German Firm Sells New Reverse Converts

Sal Oppenheim Jr. & Cie. has structured reverse convertible bonds based on shares in two German corporates that guarantee investors a 12.5% coupon by trading equity options with investors. The firm buys a put from investors to beef-up the coupon and sells a put to provide the guarantee.

An official in the structured credit department in Frankfurt said the firm has structured what it calls PROGRANT reverse convertibles based on shares in Deutsche Telekom and Siemens and is considering using other European corporates, such as Nokia and Telefonica as underlyings.

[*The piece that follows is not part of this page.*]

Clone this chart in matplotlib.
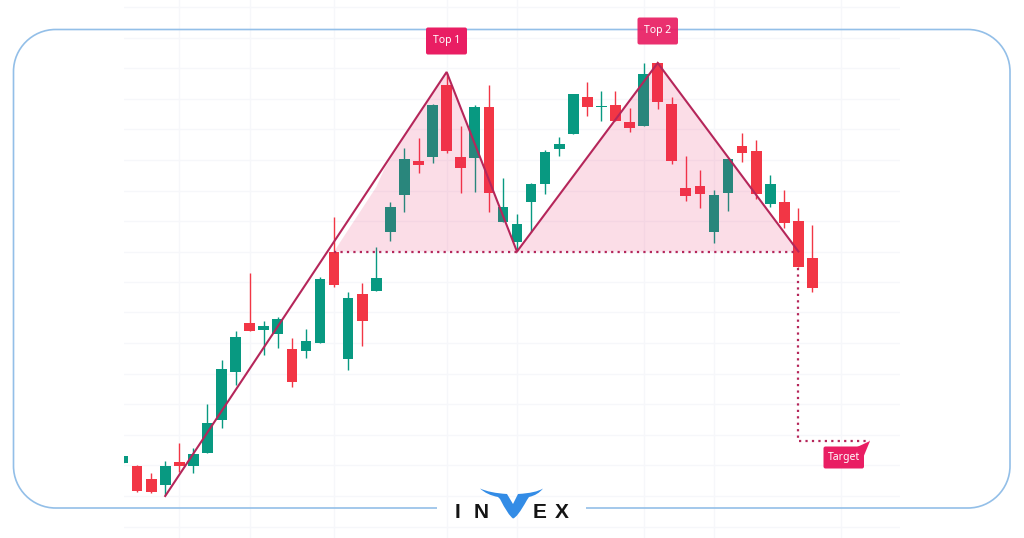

In the Deutsche Telekom reverse convertible investors sell to Sal Oppenheim one-year maturity puts struck at EUR17.67 and at EUR13.25. If the telecom company's shares end up below the lower strike investors will receive 75% of their capital in addition to the 12.5% coupon; if the shares are between the strikes after one year, investors will be exercised on the option with the higher strike and take delivery of the shares. Deutsche Telekom shares were trading at EUR16 Tuesday.

The bonds are being marketed to retail investors, who benefit from the 12.5% coupon and receive 75% of their capital back even if Deutsche Telekom shares drop below the second strike, according to the official. Sal Oppenheim makes 20 basis points off each sale. In the transaction, the bonds are sold at 98.07 and cost the issuer 97.87, the official said.

The firm has set a minimum investment of EUR5,000, based on 283 shares of Deutsche Telekom, and hopes to sell up to EUR25 million of the bonds. He said Sal Oppenheim will create similar products with other European underlyings if they prove popular enough.